On Mon, 02 Jan 2006 00:44:44 GMT, raden wrote:

In message , Jim Scott
writes
On Sun, 01 Jan 2006 23:15:17 GMT, raden wrote:

In message , john
writes

advice.

Bad idea.
Fridges have to give out the heat they have taken from the food.
They do it most efficiently in a cold room. That's why you have to turn
them up in the summer.
--
Jim
Tyneside UK


Why should you need to turn up a thermostat in a different season? It works
by sensing the temperature inside the cabinet. A setting is the same all
year round.

Do you turn up your room thermostat when it snows? Or your oven on a cold
day?

The bit about working best in a cold room's also not necessarily true

as has been discussed numerous times in here

... not a post to take seriously


Learn some basic physics then come back with a sensible answer.

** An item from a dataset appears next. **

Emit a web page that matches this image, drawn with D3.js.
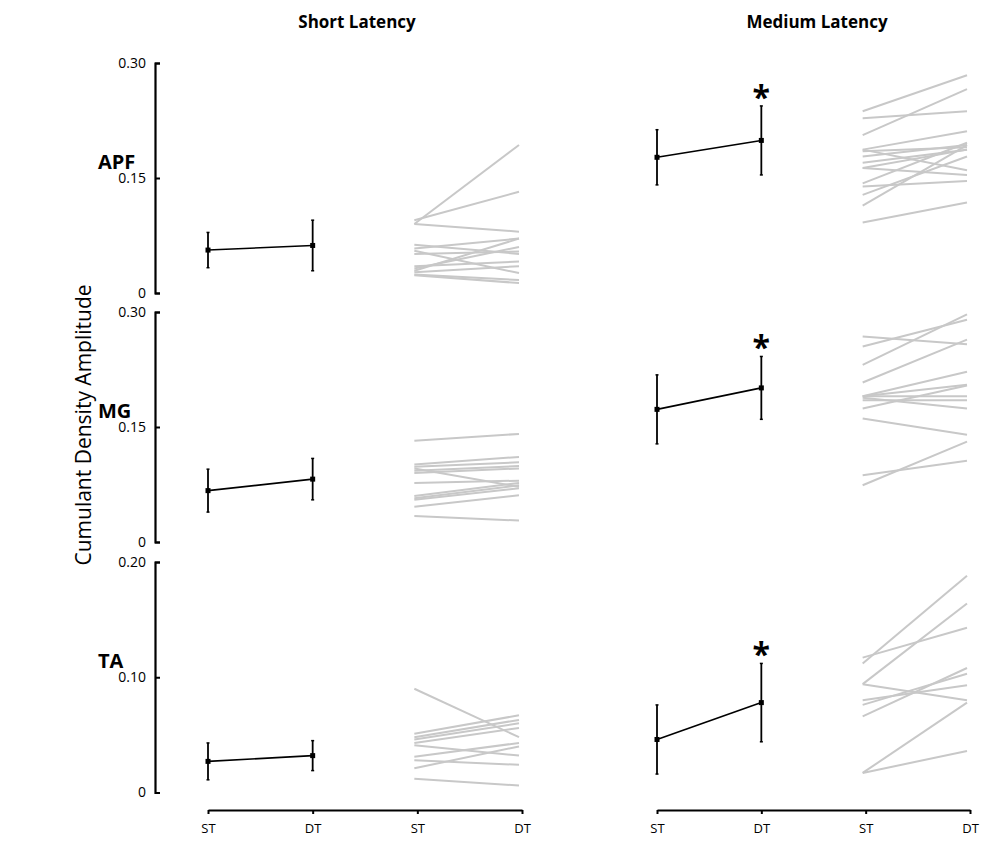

I have a degree in physics

and it was a sensible answer

and what I said was true - fridges can fail if the ambient temperature
is too low, but since you don't seem to understand how a thermostat
works, It's not really explaining anything more complicated to you

I think you should go away and learn some applied physics and come back
when you have a clue


Since I too have a degree in physics and 40 years teaching and examining
it, it is obvious you don't have any knowledge at all about heat engines
and thermodynamics laws.
The question of the cupboard has little to do with the internal thermostat.
It has everything to do with the temperature difference between the outer
heat sink and the temperature of the surroundings.